Live Review: Feelings, Milk Teddy & Dumb Blonde

18 February 2013 | 1:07 pm | Andy Hazel

They’re not aiming for anything higher than ‘good times’, so in that sense the show is a success. But they could be so much more.

Despite starting nearly an hour later than advertised, there are still more people on stage than the audience by the time Dumb Blonde kick off their idiosyncratic set. Actually Sydney's Kite Club playing a secret gig, Dumb Blonde are immediately arresting for a number of reasons. Opening song, I'm Aligned, bursts into light, full of jangling, stinging guitars, a surging rhythm section and above, the galvanising falsetto of guitarist, singer and really very smart blonde Nicholas Futcher.

Milk Teddy, another five-piece making resolutely '80s-infused guitar pop, are on equally top form. Curious, twisting guitar melodies anchor their breezy, shouty pop, giving them an intriguingly forceful energy with any sense of seriousness countered by hilarious internal banter. Singer Thomas Mendelovits' voice sounds as though it's battling isolation with every stretching lyric and hollow-echoed vocal, verses coming between breaks of spiralling guitars and light brisk beats; it's a strangely dour instrument. The final songs, XTC and Sparks reminiscent of British band Arctic Circle – are fine encapsulations of this contrast.

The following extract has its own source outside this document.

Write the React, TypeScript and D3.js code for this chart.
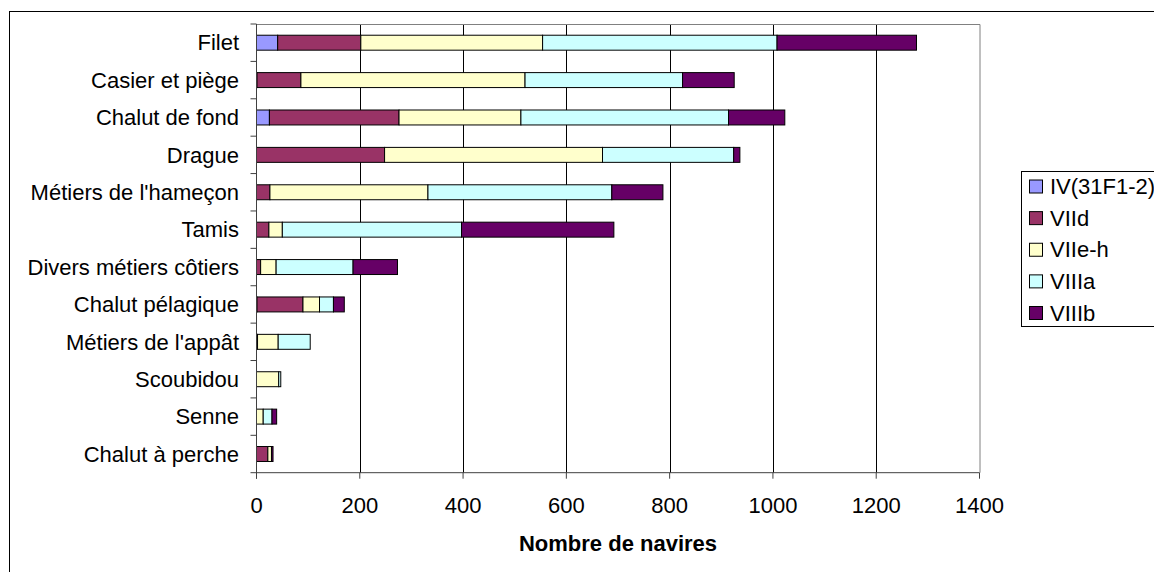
import { useEffect, useRef } from 'react';
import * as d3 from 'd3';

const categories = [
  'Filet',
  'Casier et piège',
  'Chalut de fond',
  'Drague',
  "Métiers de l'hameçon",
  'Tamis',
  'Divers métiers côtiers',
  'Chalut pélagique',
  "Métiers de l'appât",
  'Scoubidou',
  'Senne',
  'Chalut à perche',
];

const zones = ['IV(31F1-2)', 'VIId', 'VIIe-h', 'VIIIa', 'VIIIb'];

const ivValues = [41, 1, 25, 0, 0, 0, 0, 1, 0, 0, 0, 0];
const viidValues = [161, 85, 251, 248, 26, 24, 8, 89, 2, 0, 0, 22];
const viiehValues = [352, 434, 236, 422, 306, 26, 30, 32, 40, 43, 13, 7];
const viiiaValues = [454, 305, 402, 254, 356, 347, 149, 27, 62, 4, 17, 0];
const viiibValues = [270, 100, 109, 12, 99, 295, 86, 21, 0, 0, 9, 3];

const xTicks = [0, 200, 400, 600, 800, 1000, 1200, 1400];

const colors = ['#9999ff', '#993366', '#ffffcc', '#ccffff', '#660066'];

const FONT = '"Liberation Sans", Arial, sans-serif';

export default function App() {
  const ref = useRef<SVGSVGElement | null>(null);

  useEffect(() => {
    if (!ref.current) return;
    const svg = d3.select(ref.current);
    svg.selectAll('*').remove();

    const left = 256.5;
    const right = 979.5;
    const top = 24;
    const bottom = 472.7;

    const x = d3.scaleLinear().domain([0, 1400]).range([left, right]);
    const y = d3
      .scaleBand<string>()
      .domain(categories)
      .range([top, bottom])
      .paddingInner(0.6)
      .paddingOuter(0.3);

    const rows = categories.map((c, i) => ({
      cat: c,
      [zones[0]]: ivValues[i],
      [zones[1]]: viidValues[i],
      [zones[2]]: viiehValues[i],
      [zones[3]]: viiiaValues[i],
      [zones[4]]: viiibValues[i],
    }));
    const stacked = d3.stack<any>().keys(zones)(rows);

    // outer chart frame (runs off the picture on the right and bottom)
    svg
      .append('rect')
      .attr('x', 9.5)
      .attr('y', 11.5)
      .attr('width', 1200)
      .attr('height', 600)
      .attr('fill', '#fff')
      .attr('stroke', '#000');

    // gridlines
    svg
      .append('g')
      .selectAll('line')
      .data(xTicks.filter((t) => t > 0 && t < 1400))
      .join('line')
      .attr('x1', (d) => Math.round(x(d)) + 0.5)
      .attr('x2', (d) => Math.round(x(d)) + 0.5)
      .attr('y1', top)
      .attr('y2', bottom)
      .attr('stroke', '#000')
      .attr('stroke-width', 1);

    // plot border top/right
    svg
      .append('path')
      .attr('d', `M${left},${top + 0.5}H${right + 0.5}V${bottom}`)
      .attr('fill', 'none')
      .attr('stroke', '#808080');

    // bars
    const layers = svg.append('g');
    stacked.forEach((layer, k) => {
      layers
        .append('g')
        .selectAll('rect')
        .data(layer.filter((d) => d[1] - d[0] > 0))
        .join('rect')
        .attr('x', (d) => x(d[0]))
        .attr('y', (d) => y(d.data.cat)!)
        .attr('width', (d) => x(d[1]) - x(d[0]))
        .attr('height', y.bandwidth())
        .attr('fill', colors[k])
        .attr('stroke', '#000')
        .attr('stroke-width', 1);
    });

    // axes
    const axisColor = '#404040';
    svg
      .append('line')
      .attr('x1', left)
      .attr('x2', left)
      .attr('y1', top)
      .attr('y2', bottom + 6)
      .attr('stroke', axisColor);
    svg
      .append('line')
      .attr('x1', left - 6)
      .attr('x2', right)
      .attr('y1', bottom)
      .attr('y2', bottom)
      .attr('stroke', axisColor);

    const half = y.step() / 2;
    const bounds = categories.map((c) => y(c)! + y.bandwidth() / 2 - half);
    svg
      .append('g')
      .selectAll('line')
      .data(bounds)
      .join('line')
      .attr('x1', left - 6)
      .attr('x2', left)
      .attr('y1', (d) => d)
      .attr('y2', (d) => d)
      .attr('stroke', axisColor);

    svg
      .append('g')
      .selectAll('line')
      .data(xTicks)
      .join('line')
      .attr('x1', (d) => x(d))
      .attr('x2', (d) => x(d))
      .attr('y1', bottom)
      .attr('y2', bottom + 6)
      .attr('stroke', axisColor);

    svg
      .append('g')
      .selectAll('text')
      .data(categories)
      .join('text')
      .attr('x', 239)
      .attr('y', (d) => y(d)! + y.bandwidth() / 2)
      .attr('dy', '0.35em')
      .attr('text-anchor', 'end')
      .attr('font-family', FONT)
      .attr('font-size', 22)
      .text((d) => d);

    svg
      .append('g')
      .selectAll('text')
      .data(xTicks)
      .join('text')
      .attr('x', (d) => x(d))
      .attr('y', 505)
      .attr('dy', '0.35em')
      .attr('text-anchor', 'middle')
      .attr('font-family', FONT)
      .attr('font-size', 22)
      .text((d) => d);

    svg
      .append('text')
      .attr('x', (left + right) / 2)
      .attr('y', 543)
      .attr('dy', '0.35em')
      .attr('text-anchor', 'middle')
      .attr('font-family', FONT)
      .attr('font-size', 22)
      .attr('font-weight', 'bold')
      .text('Nombre de navires');

    // legend
    const lg = svg.append('g');
    lg.append('rect')
      .attr('x', 1021.5)
      .attr('y', 171.5)
      .attr('width', 200)
      .attr('height', 155)
      .attr('fill', '#fff')
      .attr('stroke', '#000');
    const ly = d3.scalePoint<string>().domain(zones).range([186.5, 313]);
    zones.forEach((z, k) => {
      const cy = ly(z)!;
      lg.append('rect')
        .attr('x', 1029.5)
        .attr('y', cy - 6.5)
        .attr('width', 13)
        .attr('height', 13)
        .attr('fill', colors[k])
        .attr('stroke', '#000');
      lg.append('text')
        .attr('x', 1050)
        .attr('y', cy)
        .attr('dy', '0.35em')
        .attr('font-family', FONT)
        .attr('font-size', 22)
        .text(z);
    });
  }, []);

  return (
    <svg
      ref={ref}
      width={1154}
      height={572}
      viewBox="0 0 1154 572"
      style={{ position: 'absolute', left: 0, top: 0, background: '#fff' }}
    />
  );
}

From the ashes of Philadelphia Grand Jury, bassist and vocalist Simon Berckelman's latest incarnation, Feelings have a tight line in stripped-back pop punk. Bracing, but almost too sparse at times, the songs lack guts despite being full of momentum. Berckelman's charisma almost lets them get away with it, but far too many songs sound a lot, but not exactly like, songs you know. City Hall rips off its melody from Summer Cats wholesale, and Going To The Casino (Tomorrow Night) and I Want To Chill But I Can't Relax are, like many of their songs, little more than some decent riffs, underused musicianship, and an unexplored repeated title. Between-song chat is a triggered sample of pre-recorded talking which is a wry trick, but too often the golem of tedious pub rock lumbers through their sets. This, however, doesn't stop the gig from being a joyous event with a now-packed room fuelling the fire. The hot-stepping disco of Don't Be Mean To Me underlines this overt energy and positivity but also the songs' inherent emptiness. Simplicity and shallowness can be a virtue in some people's hands, but not these, or not yet. Granted, they're not aiming for anything higher than 'good times', so in that sense the show is a success. But they could be so much more.